How Are Special Olympics NY Athletes Selected for World Games?
There’s no bigger stage than Special Olympics World Games.
It’s a level of competition achieved only through hard work, dedicated training, progressive competition, and good fortune. But you might wonder how we select athletes for this honor. After all, there are over 68,000 athletes and Unified partners across New York, but only a handful of World Games spots. So how do we make our final decisions?
Special Olympics has developed a set of rules that govern advancement and the selection process. Our General Rules for athlete advancement are grounded in this fundamental principle: Athletes of all ability levels have an equal opportunity to advance to the next higher level of competition. Each program is bound to fulfill these principles.
Advancement begins with allocations, which are essentially the number of World Games spots available to New York athletes or teams. In addition to quantity, allocations are further defined by gender and competitive ability.
Next, we must select athletes in accordance with formalized Criteria for Advancement as defined by the Special Olympics General Rules, Article 3, section 3.06(e).
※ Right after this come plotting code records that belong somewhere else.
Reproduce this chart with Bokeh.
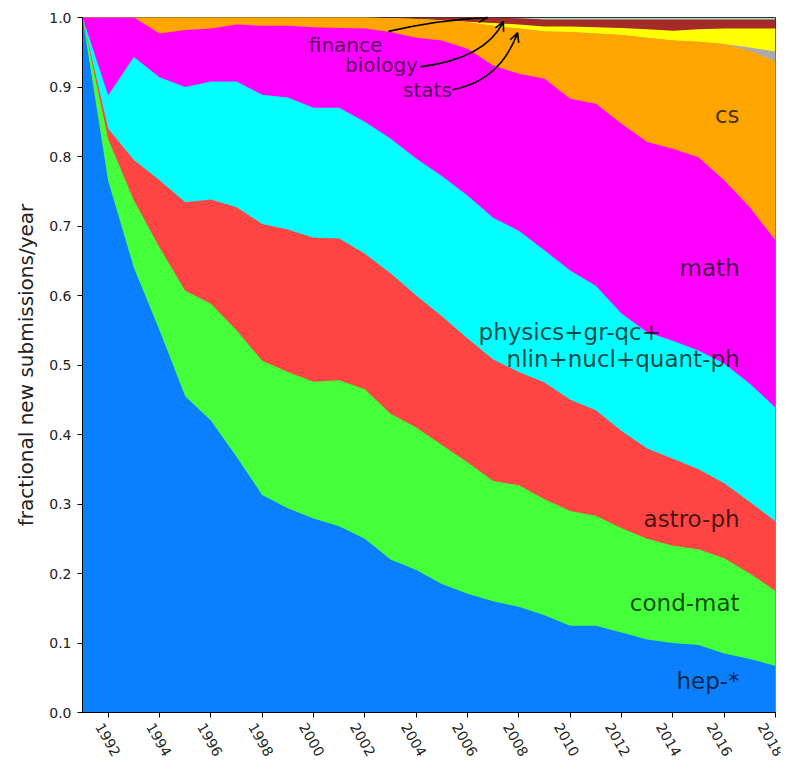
import math
from bokeh.plotting import figure
from bokeh.layouts import column
from bokeh.models import ColumnDataSource, Range1d, FixedTicker, Label, Arrow, OpenHead
from bokeh.transform import stack
from bokeh.core.properties import value
from bokeh.embed import file_html
from bokeh.resources import INLINE

years = list(range(1991, 2019))

hep = [1.0, 0.765, 0.64, 0.55, 0.455, 0.42, 0.368, 0.313, 0.294, 0.279, 0.268, 0.25, 0.22, 0.205,
       0.185, 0.171, 0.16, 0.152, 0.14, 0.125, 0.125, 0.115, 0.105, 0.1, 0.097, 0.085, 0.077, 0.067]
cond_mat = [0.0, 0.06, 0.097, 0.119, 0.152, 0.168, 0.182, 0.193, 0.196, 0.197, 0.21, 0.215, 0.21, 0.205,
            0.2, 0.189, 0.173, 0.175, 0.167, 0.165, 0.158, 0.15, 0.145, 0.14, 0.138, 0.137, 0.123, 0.108]
astro_ph = [0.0, 0.015, 0.058, 0.097, 0.127, 0.15, 0.177, 0.197, 0.205, 0.207, 0.204, 0.195, 0.202, 0.19,
            0.185, 0.178, 0.175, 0.163, 0.168, 0.16, 0.152, 0.14, 0.13, 0.125, 0.115, 0.108, 0.103, 0.1]
physics = [0.0, 0.048, 0.148, 0.148, 0.166, 0.17, 0.181, 0.186, 0.19, 0.187, 0.188, 0.19, 0.194, 0.197,
           0.202, 0.206, 0.204, 0.203, 0.19, 0.186, 0.179, 0.169, 0.167, 0.17, 0.171, 0.172, 0.17, 0.164]
math_ = [0.0, 0.112, 0.057, 0.063, 0.082, 0.076, 0.082, 0.099, 0.103, 0.116, 0.115, 0.134, 0.153, 0.174,
         0.195, 0.211, 0.219, 0.226, 0.247, 0.247, 0.262, 0.273, 0.274, 0.276, 0.278, 0.264, 0.254, 0.24]
cs = [0.0, 0.0, 0.0, 0.023, 0.018, 0.016, 0.01, 0.012, 0.012, 0.014, 0.015, 0.016, 0.02, 0.027,
      0.029, 0.038, 0.057, 0.065, 0.068, 0.096, 0.101, 0.128, 0.15, 0.156, 0.166, 0.196, 0.225, 0.258]
eess = [0.0] * 26 + [0.005, 0.014]
stats = [0.0] * 15 + [0.001, 0.004, 0.006, 0.007, 0.008, 0.009, 0.01, 0.012, 0.014, 0.018, 0.022, 0.027, 0.033]
biology = [0.0] * 12 + [0.001, 0.002, 0.004, 0.006, 0.008, 0.009, 0.01, 0.01, 0.011, 0.012, 0.014, 0.016,
                        0.014, 0.013, 0.013, 0.013]
finance = [0.0] * 17 + [0.001, 0.003, 0.003, 0.003, 0.003, 0.003, 0.003, 0.003, 0.003, 0.003, 0.003]

layer_names = ["hep", "cond_mat", "astro_ph", "physics", "math", "cs", "eess", "stats", "biology", "finance"]
layer_colors = ["#0a80ff", "#44ff3a", "#ff4444", "#00ffff", "#ff00ff", "#ffa500",
                "#aaaaaa", "#ffff00", "#a52a2a", "#b0dcc8"]

x_ticks = list(range(1992, 2019, 2))
x_tick_labels = [str(t) for t in x_ticks]
y_ticks = [i / 10 for i in range(11)]

region_labels = [
    ("cs", 2016.6, 0.859, "right"),
    ("math", 2016.6, 0.640, "right"),
    ("physics+gr-qc+", 2006.43, 0.548, "left"),
    ("nlin+nucl+quant-ph", 2016.6, 0.508, "right"),
    ("astro-ph", 2016.6, 0.278, "right"),
    ("cond-mat", 2016.6, 0.157, "right"),
    ("hep-*", 2016.6, 0.046, "right"),
]

# annotation: text, text pos, arrow start, control point, arrow end
annotations = [
    ("finance", (2001.25, 0.961), (2002.92, 0.980), (2004.95, 0.997), (2006.78, 1.0)),
    ("biology", (2002.65, 0.931), (2004.17, 0.929), (2006.70, 0.941), (2007.40, 0.994)),
    ("stats", (2004.44, 0.896), (2005.41, 0.896), (2007.28, 0.909), (2007.95, 0.978)),
]

data = dict(year=years, hep=hep, cond_mat=cond_mat, astro_ph=astro_ph, physics=physics,
            math=math_, cs=cs, eess=eess, stats=stats, biology=biology, finance=finance)
source = ColumnDataSource(data)

LEFT = 82
RIGHT = 15
FRAME_W = 693
TOTAL_W = LEFT + FRAME_W + RIGHT
PX_PER_YEAR = FRAME_W / (2018 - 1991)
BOTTOM = 8

p = figure(width=TOTAL_W, height=17 + 695 + BOTTOM, x_range=Range1d(1991, 2018), y_range=Range1d(0, 1),
           output_backend="svg", toolbar_location=None,
           min_border_left=LEFT, min_border_right=RIGHT, min_border_top=17, min_border_bottom=BOTTOM)
p.background_fill_color = "white"
p.border_fill_color = "white"
p.outline_line_color = "black"
p.outline_line_width = 1
p.grid.visible = False

# draw cumulative areas from the top layer down so there are no seams
for k in range(len(layer_names) - 1, -1, -1):
    p.varea(x="year", y1=0, y2=stack(*layer_names[:k + 1]), source=source,
            fill_color=layer_colors[k], fill_alpha=1.0)

for ax in (p.xaxis, p.yaxis):
    ax.axis_line_color = "black"
    ax.major_tick_line_color = "black"
    ax.major_tick_out = 5
    ax.major_tick_in = 0
    ax.minor_tick_line_color = None
    ax.major_label_text_font = "DejaVu Sans"
    ax.major_label_text_font_size = "14px"
    ax.major_label_text_color = "#222222"

# x axis keeps only its ticks here; the rotated year labels sit in the strip below
p.xaxis.ticker = FixedTicker(ticks=x_ticks)
p.xaxis.major_label_overrides = {t: "" for t in x_ticks}
p.xaxis.major_label_standoff = 0

p.yaxis.ticker = FixedTicker(ticks=y_ticks)
p.yaxis.major_label_overrides = {t: f"{t:.1f}" for t in y_ticks}
p.yaxis.major_label_standoff = 6
p.yaxis.axis_label = "fractional new submissions/year"
p.yaxis.axis_label_text_font = "DejaVu Sans"
p.yaxis.axis_label_text_font_size = "20px"
p.yaxis.axis_label_text_font_style = "normal"
p.yaxis.axis_label_text_color = "#222222"
p.yaxis.axis_label_standoff = 8

for txt, x, y, align in region_labels:
    p.add_layout(Label(x=x, y=y, text=txt, text_align=align, text_baseline="middle",
                       text_font="DejaVu Sans", text_font_size="23px",
                       text_color="black", text_alpha=0.72))

for txt, (tx, ty), (x0, y0), (cx, cy), (x1, y1) in annotations:
    p.add_layout(Label(x=tx, y=ty, text=txt, text_align="center", text_baseline="middle",
                       text_font="DejaVu Sans", text_font_size="20px",
                       text_color="black", text_alpha=0.7))
    p.quadratic(x0=[x0], y0=[y0], x1=[x1], y1=[y1], cx=[cx], cy=[cy],
                line_color="black", line_width=1.6)
    sx = x1 + 0.12 * (cx - x1)
    sy = y1 + 0.12 * (cy - y1)
    p.add_layout(Arrow(end=OpenHead(size=9, line_width=1.6, line_color="black"),
                       x_start=sx, y_start=sy, x_end=x1, y_end=y1,
                       line_color="black", line_width=1.6))

# strip below the plot holding the rotated year labels (same pixels per year)
STRIP_W = 795
STRIP_H = 48
STRIP_RIGHT = 10
strip_frame_w = STRIP_W - LEFT - STRIP_RIGHT
xr2 = Range1d(1991, 1991 + strip_frame_w / PX_PER_YEAR)
p2 = figure(width=STRIP_W, height=STRIP_H, x_range=xr2, y_range=Range1d(-STRIP_H, 0),
            output_backend="svg", toolbar_location=None,
            x_axis_location=None, y_axis_location=None,
            min_border_left=LEFT, min_border_right=STRIP_RIGHT, min_border_top=1, min_border_bottom=1)
p2.outline_line_color = None
p2.grid.visible = False
p2.background_fill_color = "white"
p2.border_fill_color = "white"
p2.text(x=x_ticks, y=[-19] * len(x_ticks), text=x_tick_labels, angle=-math.pi / 3,
        text_align="center", text_baseline="middle",
        text_font=value("DejaVu Sans"), text_font_size="14px", text_color="#222222")

layout = column(p, p2, spacing=0)
open("out.html", "w").write(file_html(layout, INLINE))
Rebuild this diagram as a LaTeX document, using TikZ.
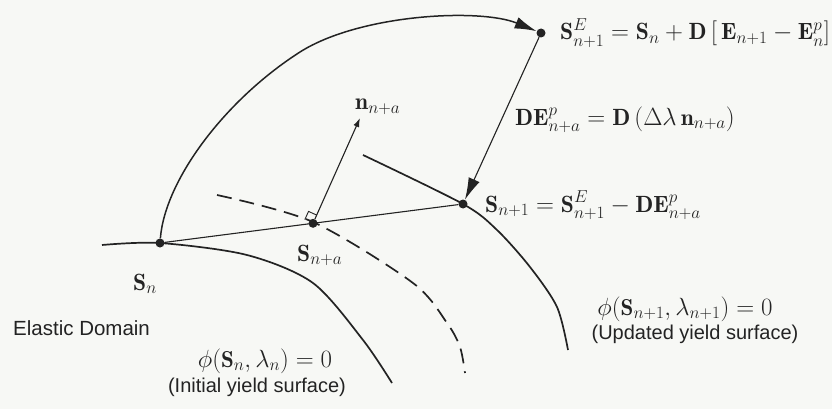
\documentclass[tikz,border=0pt]{standalone}
\usepackage{fontspec}
\setsansfont{Liberation Sans}
\usetikzlibrary{arrows.meta,calc}
\definecolor{bg}{RGB}{247,248,245}
\definecolor{ink}{RGB}{35,35,35}
\begin{document}
\begin{tikzpicture}[x=1pt,y=-1pt,
  dot/.style={circle,fill=ink,inner sep=0pt,minimum size=9pt},
  curve/.style={draw=ink,line width=1.7pt},
  thinline/.style={draw=ink,line width=1.1pt},
  bigarrow/.style={-{Latex[length=22pt,width=12pt]}},
  smallarrow/.style={-{Latex[length=9pt,width=6pt]}},
  lbl/.style={inner sep=0pt,anchor=base west,text=ink,font=\fontsize{23.5}{26}\selectfont},
  clbl/.style={inner sep=0pt,anchor=base,text=ink,font=\fontsize{23}{25}\selectfont},
  slbl/.style={inner sep=0pt,anchor=base west,text=ink,font=\sffamily\fontsize{20.5}{23}\selectfont},
  cslbl/.style={inner sep=0pt,anchor=base,text=ink,font=\sffamily\fontsize{20}{22}\selectfont}]
\fill[bg] (0,0) rectangle (832,409);
\useasboundingbox (0,0) rectangle (832,409);

% state points
\node[dot] (Sn) at (160,243) {};
\node[dot] (Sn1) at (463,204) {};
\node[dot] (SE) at (541,33) {};
\node[dot] (Sna) at ($(Sn)!0.505!(Sn1)$) {};
\coordinate (ntip) at (360,118);

% yield surfaces
\draw[curve] plot[smooth] coordinates {(102,245) (160,243) (247,255) (313,283) (363,340) (392,383)};
\draw[curve,dash pattern=on 15pt off 8pt] plot[smooth] coordinates {(217,195) (313,222) (413,283) (447,323) (460,347) (465,373)};
\draw[curve] plot[smooth] coordinates {(363,155) (463,204) (497,230) (530,267) (557,307) (568,350)};

% connectors
\draw[thinline] (Sn) -- (Sn1);
\draw[curve,line width=1.5pt,bigarrow] (Sn) .. controls (165,180) and (225,100) .. (300,52) .. controls (360,14) and (480,8) .. (SE);
\draw[thinline,bigarrow] (SE) -- (Sn1);
\draw[thinline,smallarrow] (Sna) -- (ntip);
\draw[thinline,line width=0.9pt] ($(Sna)+(3.7,-8.2)$) -- ++(-8.2,-3.7) -- ++(-3.7,8.2);

% labels
\node[lbl] (lSE) at (560,40) {$\mathbf{S}^{E}_{n+1} = \mathbf{S}_{n} + \mathbf{D}\,[\,\mathbf{E}_{n+1} - \mathbf{E}^{p}_{n}]$};
\node[lbl] (lDE) at (515,125) {$\mathbf{D}\mathbf{E}^{p}_{n+a} = \mathbf{D}\,(\Delta\lambda\,\mathbf{n}_{n+a})$};
\node[lbl] (lSn1) at (485,212) {$\mathbf{S}_{n+1} = \mathbf{S}^{E}_{n+1} - \mathbf{D}\mathbf{E}^{p}_{n+a}$};
\node[lbl] (lSna) at (297,261) {$\mathbf{S}_{n+a}$};
\node[lbl] (lSn) at (133,290) {$\mathbf{S}_{n}$};
\node[lbl] (ln) at (355,110) {$\mathbf{n}_{n+a}$};
\node[slbl] (lEl) at (13,335) {Elastic Domain};
\node[clbl] (lphi0) at (265,367) {$\phi(\mathbf{S}_{n}, \lambda_{n}) = 0$};
\node[cslbl] (lini) at (257,392) {(Initial yield surface)};
\node[clbl] (lphi1) at (685,315) {$\phi(\mathbf{S}_{n+1}, \lambda_{n+1}) = 0$};
\node[cslbl] (lupd) at (695,339) {(Updated yield surface)};
\end{tikzpicture}
\end{document}
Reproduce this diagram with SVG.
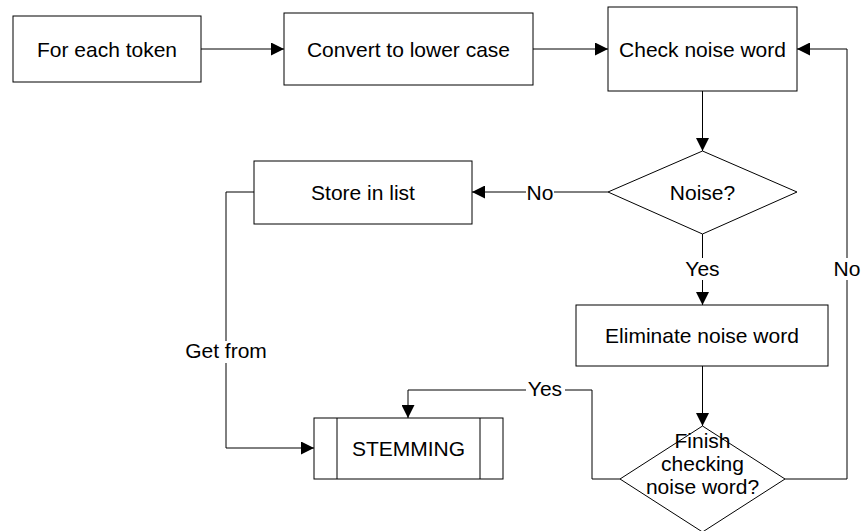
<svg xmlns="http://www.w3.org/2000/svg" width="861" height="531" viewBox="0 0 861 531">
  <style>
    .box { fill: #ffffff; stroke: #000000; stroke-width: 1; }
    .wire { fill: none; stroke: #000000; stroke-width: 1; }
    .txt { font-family: "Liberation Sans", Arial, sans-serif; font-size: 21px; fill: #000000; text-anchor: middle; }
    .lbl-bg { fill: #ffffff; stroke: none; }
  </style>
  <defs>
    <marker id="arrow" markerUnits="userSpaceOnUse" markerWidth="13" markerHeight="13" refX="13" refY="6.5" orient="auto">
      <path d="M0,0 L13,6.5 L0,13 z" fill="#000000"/>
    </marker>
  </defs>
  <rect width="861" height="531" fill="#ffffff"/>

  <!-- connectors -->
  <g id="connectors">
    <path class="wire" d="M201,49 L284,49" marker-end="url(#arrow)"/>
    <path class="wire" d="M533,49 L608,49" marker-end="url(#arrow)"/>
    <path class="wire" d="M702.5,91 L702.5,151" marker-end="url(#arrow)"/>
    <path class="wire" d="M608,192 L472,192" marker-end="url(#arrow)"/>
    <path class="wire" d="M702.5,234 L702.5,305" marker-end="url(#arrow)"/>
    <path class="wire" d="M702.5,366 L702.5,426" marker-end="url(#arrow)"/>
    <path class="wire" d="M785,479 L847,479 L847,49 L797,49" marker-end="url(#arrow)"/>
    <path class="wire" d="M620,479 L592,479 L592,390 L408,390 L408,418" marker-end="url(#arrow)"/>
    <path class="wire" d="M254,192 L226,192 L226,448 L314,448" marker-end="url(#arrow)"/>

    <!-- connector labels -->
    <rect class="lbl-bg" x="526" y="181" width="28" height="22"/>
    <text class="txt" x="540" y="199.5">No</text>
    <rect class="lbl-bg" x="683" y="258" width="39" height="22"/>
    <text class="txt" x="702.5" y="275.5">Yes</text>
    <rect class="lbl-bg" x="833" y="258" width="28" height="22"/>
    <text class="txt" x="847" y="275.5">No</text>
    <rect class="lbl-bg" x="526" y="379" width="39" height="22"/>
    <text class="txt" x="545" y="395.5">Yes</text>
    <rect class="lbl-bg" x="183" y="341" width="86" height="22"/>
    <text class="txt" x="226" y="358">Get from</text>
  </g>

  <!-- nodes -->
  <g id="for-each-token">
    <rect class="box" x="13" y="16" width="188" height="66"/>
    <text class="txt" x="107" y="56.5">For each token</text>
  </g>
  <g id="convert-lower-case">
    <rect class="box" x="284" y="13" width="249" height="72"/>
    <text class="txt" x="408.5" y="56.5">Convert to lower case</text>
  </g>
  <g id="check-noise-word">
    <rect class="box" x="608" y="7" width="189" height="84"/>
    <text class="txt" x="702.5" y="56.5">Check noise word</text>
  </g>
  <g id="noise-decision">
    <polygon class="box" points="702.5,151 797,192 702.5,234 608,192"/>
    <text class="txt" x="702.5" y="199.5">Noise?</text>
  </g>
  <g id="store-in-list">
    <rect class="box" x="254" y="161" width="218" height="63"/>
    <text class="txt" x="363" y="199.5">Store in list</text>
  </g>
  <g id="eliminate-noise-word">
    <rect class="box" x="576" y="305" width="252" height="61"/>
    <text class="txt" x="702" y="343">Eliminate noise word</text>
  </g>
  <g id="finish-decision">
    <polygon class="box" points="702.5,426 785,479 702.5,532 620,479"/>
    <text class="txt" x="702.5" y="448">Finish</text>
    <text class="txt" x="702.5" y="471">checking</text>
    <text class="txt" x="702.5" y="494">noise word?</text>
  </g>
  <g id="stemming">
    <rect class="box" x="314" y="418" width="189" height="61"/>
    <line class="wire" x1="337" y1="418" x2="337" y2="479"/>
    <line class="wire" x1="480" y1="418" x2="480" y2="479"/>
    <text class="txt" x="408.5" y="456">STEMMING</text>
  </g>
</svg>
This boils down to a few key factors:
Eligibility – To be considered eligible, athletes must have participated at the previous level of competition prior to advancing to the next higher level. Athletes or teams may not be barred from advancement or omitted from the draw based on prior competition or advancement experience.
Non-Athletic Considerations – We also evaluate allocations based on medical, behavioral, and judicial consideration. We want to ensure our athletes will benefit from their experience. If, for example, an athlete requires more travel support than we can reasonably provide, we would be less likely to send that athlete to World Games.
Performance – Priority is given to all first-place finishers from all divisions of the specific sport/event in consideration. We are required to do the same with second, then third-place finishers and so on until we have filled our allocations. If the number of eligible athletes and or teams exceeds the quota, athletes and teams are selected by random draw.
Your next question might be this: “If only medal winners are eligible, how can each athlete get an equitable chance to advance to the next level of competition?”
The answer to this question is at the heart of our organization’s credibility. Special Olympics Divisioning Rules ensure equitable competition for all athletes at all skill levels. At every competition, athletes are separated into heats of three to eight competitors, having been divided by gender, age, and ability (with ability being the most important consideration). All athletes are evaluated through qualifying scores and/or preliminary rounds, and are paired in a division of equally skilled and capable opponents. Therefore all award-winning athletes from all divisions have an equal chance of selection for advancement.
Our divisioning process is one-of-a-kind, designing by Special Olympics to create an even playing field for all athletes of all abilities. For an in-depth look at this process, see the video below:
An Example in Action
Imagine Special Olympics New York was granted a quota of one powerlifting athlete to join Team USA for the upcoming World Games. First we need to determine our eligible athletes. These eligible athletes will have competed in the previous State Summer Games for powerlifting and have placed first in their divisions. This imaginary pool may contain 25 powerlifters of varying skill and strength depending upon their divisions. The selection from this pool is randomly drawn with oversight from the Games Organizing Committee. The selected athlete is evaluated by a team of coaches, family, and committee members. Upon confirmation, our lucky and deserving athlete is recognized and advances to World Games.
The opportunity to travel to a far reaching land, immersion in an unfamiliar culture and bonding with people regardless of language or belief in the pursuit of sport in its purest form exemplifies the core principles of our Special Olympics movement. These experiences stretch far beyond the athletes who have had the privilege of World Games selection. Each of us involved in the movement is touched by this exchange.